↓↓↓
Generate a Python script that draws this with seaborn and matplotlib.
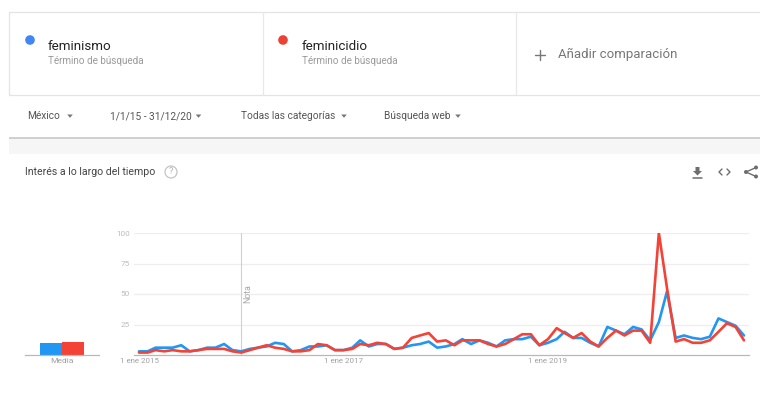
import matplotlib
matplotlib.use("Agg")
import matplotlib.pyplot as plt
import pandas as pd
import seaborn as sns
from matplotlib.patches import Circle, Polygon, Rectangle

# ==========================================================
# Data (one value per month)
# ==========================================================

terms = ["feminismo", "feminicidio"]

feminismo = [
    3, 3, 6, 6, 6, 8, 3, 4, 6, 6, 9, 4,
    3, 5, 6, 7, 10, 9, 3, 4, 7, 7, 8, 4,
    4, 6, 12, 7, 9, 9, 5, 6, 8, 9, 11, 6,
    7, 9, 13, 9, 12, 10, 7, 12, 13, 13, 15, 8,
    10, 13, 19, 14, 14, 10, 7, 23, 20, 17, 23, 21,
    12, 27, 52, 14, 16, 14, 13, 15, 30, 27, 24, 16,
]
feminicidio = [
    2, 2, 4, 3, 4, 3, 3, 4, 5, 5, 5, 3,
    2, 4, 6, 8, 6, 5, 3, 3, 4, 9, 8, 4,
    4, 5, 9, 8, 10, 9, 5, 6, 14, 16, 18, 11,
    12, 8, 12, 12, 12, 9, 7, 9, 13, 17, 17, 8,
    13, 22, 18, 14, 18, 11, 7, 14, 20, 16, 20, 20,
    10, 100, 55, 11, 13, 10, 10, 12, 19, 26, 23, 12,
]
averages = [10, 11]

y_ticks = [25, 50, 75, 100]
year_ticks = ["2015-01-01", "2017-01-01", "2019-01-01"]
year_labels = ["1 ene 2015", "1 ene 2017", "1 ene 2019"]
note_date = "2016-01-01"

filters = [
    ("México", 27, 70),
    ("1/1/15 - 31/12/20", 110, 198.5),
    ("Todas las categorías", 241, 344),
    ("Búsqueda web", 384, 458),
]

BLUE = "#2196f3"
RED = "#f44336"
W, H = 760, 405


def px_axes(fig, left, top, right, bottom):
    return fig.add_axes([left / W, 1 - bottom / H, (right - left) / W, (bottom - top) / H])


sns.set_style("white")
plt.rcParams["font.family"] = ["Roboto", "DejaVu Sans"]

fig = plt.figure(figsize=(7.6, 4.05), dpi=100)

# ==========================================================
# Page chrome, in pixel coordinates
# ==========================================================

ui = px_axes(fig, 0, 0, W, H)
ui.set_xlim(0, W)
ui.set_ylim(H, 0)
ui.axis("off")

ui.plot([W, 9, 9, W], [11.5, 11.5, 94.5, 94.5], color="#e4e4e4", lw=0.9)
ui.plot([263, 263], [11.5, 94.5], color="#e8e8e8", lw=0.9)
ui.plot([516, 516], [11.5, 94.5], color="#e8e8e8", lw=0.9)

ui.add_patch(Circle((30, 40), 4.8, color="#4285f4", lw=0))
ui.add_patch(Circle((283, 40), 4.8, color="#ea4335", lw=0))

for name, x in zip(terms, [48, 302]):
    ui.text(x, 46, name, fontsize=9.6, color="#222222", va="center")
    ui.text(x, 61, "Término de búsqueda", fontsize=7.1, color="#9a9a9a", va="center")

ui.plot([535, 545], [54.5, 54.5], color="#777777", lw=1)
ui.plot([540, 540], [49.5, 59.5], color="#777777", lw=1)
ui.text(558, 54.5, "Añadir comparación", fontsize=9.5, color="#777777", va="center")

for label, x, arrow_x in filters:
    ui.text(x, 116, label, fontsize=7.25, color="#555555", va="center")
    ui.add_patch(Polygon(
        [(arrow_x - 2.8, 114.5), (arrow_x + 2.8, 114.5), (arrow_x, 117.8)],
        color="#777777", lw=0,
    ))

ui.add_patch(Rectangle((9, 137), W - 9, 2, color="#d0d0d0", lw=0))
ui.add_patch(Rectangle((9, 139), W - 9, 15, color="#f6f6f6", lw=0))

ui.text(25, 172, "Interés a lo largo del tiempo", fontsize=7.55, color="#444444", va="center")
ui.add_patch(Circle((171, 172), 6, fill=False, ec="#c4c4c4", lw=0.9))
ui.text(171, 172, "?", fontsize=6.5, color="#b0b0b0", ha="center", va="center")

# download, embed and share icons
ui.add_patch(Polygon(
    [(695.5, 167), (699.5, 167), (699.5, 171), (702, 171), (697.5, 175.5), (693, 171), (695.5, 171)],
    color="#6e6e6e", lw=0,
))
ui.plot([693, 702], [177.5, 177.5], color="#6e6e6e", lw=1.1)
ui.plot([722, 719, 722], [169, 172, 175], color="#6e6e6e", lw=1)
ui.plot([727, 730, 727], [169, 172, 175], color="#6e6e6e", lw=1)
ui.plot([756, 746, 756], [167.5, 172, 176.5], color="#6e6e6e", lw=1)
for cx, cy in [(756, 167.5), (746, 172), (756, 176.5)]:
    ui.add_patch(Circle((cx, cy), 2, color="#6e6e6e", lw=0))

# ==========================================================
# Line chart
# ==========================================================

dates = pd.date_range("2015-01-01", periods=len(feminismo), freq="MS")
trend = pd.DataFrame({"fecha": dates, "feminismo": feminismo, "feminicidio": feminicidio})

ax = px_axes(fig, 134, 233, 749, 355)
ax.patch.set_alpha(0)

sns.lineplot(data=trend, x="fecha", y="feminismo", color=BLUE, lw=1.9, ax=ax, zorder=3)
sns.lineplot(data=trend, x="fecha", y="feminicidio", color=RED, lw=1.9, ax=ax, zorder=4)

start = pd.Timestamp("2015-01-01")
days_per_px = 365.25 * 4 / 409
ax.set_xlim(start - pd.Timedelta(days=5 * days_per_px), start + pd.Timedelta(days=610 * days_per_px))
ax.set_ylim(0, 100)
ax.set_xlabel("")
ax.set_ylabel("")

ax.set_yticks(y_ticks)
ax.set_xticks(pd.to_datetime(year_ticks))
ax.set_xticklabels(year_labels)
ax.tick_params(axis="y", length=0, pad=3, labelsize=5.9, labelcolor="#bcbcbc")
ax.tick_params(axis="x", length=0, pad=2, labelsize=5.7, labelcolor="#a0a0a0")
ax.grid(axis="y", color="#eeeeee", lw=0.9)
ax.set_axisbelow(True)

sns.despine(ax=ax, left=True, top=True, right=True)
ax.spines["bottom"].set_color("#b8b8b8")
ax.spines["bottom"].set_linewidth(0.9)

note = pd.Timestamp(note_date)
ax.axvline(note, color="#d0d0d0", lw=0.8, zorder=1)
ax.text(note + pd.Timedelta(days=22), 42.5, "Nota", rotation=90, fontsize=6.3, color="#a8a8a8", ha="center", va="bottom", clip_on=False)

# ==========================================================
# Average bars
# ==========================================================

bar_ax = px_axes(fig, 25, 233, 99, 355)
bar_ax.patch.set_alpha(0)

sns.barplot(x=terms, y=averages, hue=terms, palette=[BLUE, RED], width=1, saturation=1, linewidth=0, legend=False, ax=bar_ax)
bar_ax.set_xlim(-1.18, 2.18)
bar_ax.set_ylim(0, 100)
bar_ax.set_yticks([])
bar_ax.set_xticks([0.5])
bar_ax.set_xticklabels(["Media"])
bar_ax.tick_params(axis="x", length=0, pad=2, labelsize=6.1, labelcolor="#a0a0a0")
bar_ax.set_xlabel("")
bar_ax.set_ylabel("")

sns.despine(ax=bar_ax, left=True, top=True, right=True)
bar_ax.spines["bottom"].set_color("#b8b8b8")
bar_ax.spines["bottom"].set_linewidth(0.9)

fig.savefig("out.png", dpi=100)
plt.close(fig)
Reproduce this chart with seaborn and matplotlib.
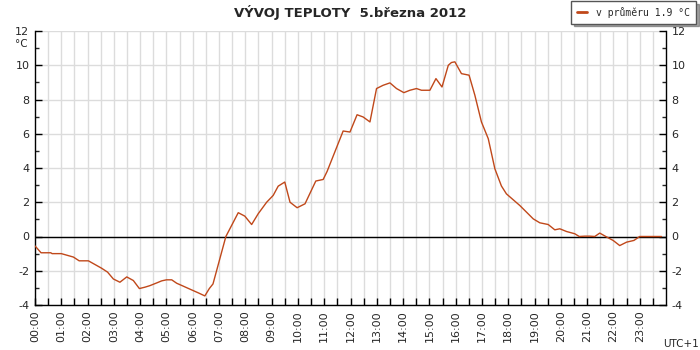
import numpy as np
import pandas as pd
import matplotlib
matplotlib.use("Agg")
import matplotlib.pyplot as plt
import seaborn as sns

# ---- data (hours since midnight, temperature in °C) ----
hours = [0.0, 0.23, 0.6, 0.65, 1.0, 1.46, 1.68, 2.03, 2.53, 2.76, 2.98, 3.23, 3.49,
         3.74, 3.97, 4.18, 4.37, 4.63, 4.82, 5.0, 5.2, 5.39, 5.64, 5.96, 6.21, 6.46,
         6.63, 6.77, 7.26, 7.73, 7.98, 8.24, 8.49, 8.81, 9.06, 9.25, 9.5, 9.7, 9.97,
         10.27, 10.68, 10.96, 11.11, 11.72, 11.98, 12.25, 12.48, 12.74, 12.99, 13.24,
         13.5, 13.75, 14.03, 14.26, 14.51, 14.7, 15.02, 15.25, 15.48, 15.72, 15.84,
         15.97, 16.22, 16.51, 16.73, 16.98, 17.24, 17.49, 17.74, 17.93, 18.44, 18.95,
         19.2, 19.52, 19.77, 19.96, 20.22, 20.53, 20.7, 20.91, 21.1, 21.29, 21.48,
         21.71, 21.99, 22.24, 22.5, 22.78, 23.0, 23.83]
temps = [-0.55, -0.95, -0.95, -1.0, -1.0, -1.2, -1.42, -1.42, -1.85, -2.08, -2.48, -2.67, -2.36,
         -2.57, -3.04, -2.96, -2.87, -2.71, -2.59, -2.53, -2.53, -2.73, -2.9, -3.12, -3.29, -3.47,
         -3.04, -2.77, 0.0, 1.39, 1.19, 0.7, 1.33, 2.0, 2.4, 2.94, 3.18, 2.0, 1.68,
         1.91, 3.24, 3.33, 3.8, 6.16, 6.1, 7.11, 6.98, 6.69, 8.64, 8.83,
         8.97, 8.64, 8.4, 8.54, 8.64, 8.54, 8.54, 9.22, 8.73, 10.0, 10.16,
         10.2, 9.51, 9.42, 8.25, 6.69, 5.71, 3.96, 2.95, 2.49, 1.81, 1.03,
         0.8, 0.7, 0.39, 0.45, 0.29, 0.16, 0.0, 0.02, 0.02, 0.0, 0.2,
         0.0, -0.23, -0.53, -0.33, -0.23, 0.0, 0.0]
hour_labels = [f"{h:02d}:00" for h in range(24)]
y_labels = [-4, -2, 0, 2, 4, 6, 8, 10, 12]
title = "VÝVOJ TEPLOTY  5.března 2012"
legend_label = "v průměru 1.9 °C"

line_color = "#C0481A"

sns.set_style("white")
plt.rcParams["font.family"] = ["DejaVu Sans"]

df = pd.DataFrame({"hour": hours, "temp": temps})

fig = plt.figure(figsize=(7, 3.5), dpi=100)
ax = fig.add_axes([35 / 700, 1 - 305 / 350, 631 / 700, 274 / 350])

# grid
for xv in np.arange(0.5, 24, 0.5):
    ax.axvline(xv, color="#dcdcdc", lw=1, zorder=0)
for yv in y_labels:
    ax.axhline(yv, color="#dcdcdc", lw=1, zorder=0)
ax.axhline(0, color="black", lw=1, zorder=1)

sns.lineplot(data=df, x="hour", y="temp", ax=ax, color=line_color, lw=1,
             estimator=None, sort=False, zorder=3, label=legend_label, legend=False)

ax.set_xlim(0, 24)
ax.set_ylim(-4, 12)

xt = np.arange(0, 24, 0.5)
ax.set_xticks(xt)
ax.set_xticklabels([hour_labels[int(v)] if v == int(v) else "" for v in xt],
                   rotation=90, fontsize=8)
ax.set_yticks(y_labels)
ax.set_yticklabels([str(v) for v in y_labels], fontsize=8)
ax.set_yticks(np.arange(-3, 12, 2), minor=True)
ax.tick_params(axis="both", direction="in", length=5, width=1, color="black")
ax.tick_params(axis="y", which="major", left=True, right=True, labelleft=True, labelright=True, pad=4)
ax.tick_params(axis="y", which="minor", direction="in", left=True, right=True, length=3, width=1)
ax.tick_params(axis="x", bottom=True, pad=4)
ax.set_xlabel("")
ax.set_ylabel("")

for s in ["left", "bottom", "right"]:
    ax.spines[s].set_visible(True)
    ax.spines[s].set_color("black")
    ax.spines[s].set_linewidth(1)
ax.spines["top"].set_visible(False)

fig.text(350 / 700, 1 - 12 / 350, title, ha="center", va="center",
         fontsize=9.5, fontweight="bold")
fig.text(21 / 700, 1 - 44 / 350, "°C", ha="center", va="center", fontsize=7.5)
fig.text(699 / 700, 1 - 344 / 350, "UTC+1", ha="right", va="center", fontsize=7.5)

handles, labels = ax.get_legend_handles_labels()
leg = fig.legend(handles, labels, loc="upper right",
                 bbox_to_anchor=(696 / 700, 1 - 1 / 350),
                 prop={"family": "DejaVu Sans Mono", "size": 7},
                 frameon=True, fancybox=False, shadow=True, borderaxespad=0,
                 handlelength=1.1, handletextpad=0.9, borderpad=0.6)
leg.get_frame().set_edgecolor("#555555")
leg.get_frame().set_linewidth(1)
for l in leg.get_lines():
    l.set_linewidth(2)

fig.savefig("out.png", dpi=100)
↑↑↑
## Objective
Repeat exactly the lines from the first line of the records above through the line containing "from matplotlib.patches import", both included. Leave out the pictures.

## Answer to the task
Generate a Python script that draws this with seaborn and matplotlib.
import matplotlib
matplotlib.use("Agg")
import matplotlib.pyplot as plt
import pandas as pd
import seaborn as sns
from matplotlib.patches import Circle, Polygon, Rectangle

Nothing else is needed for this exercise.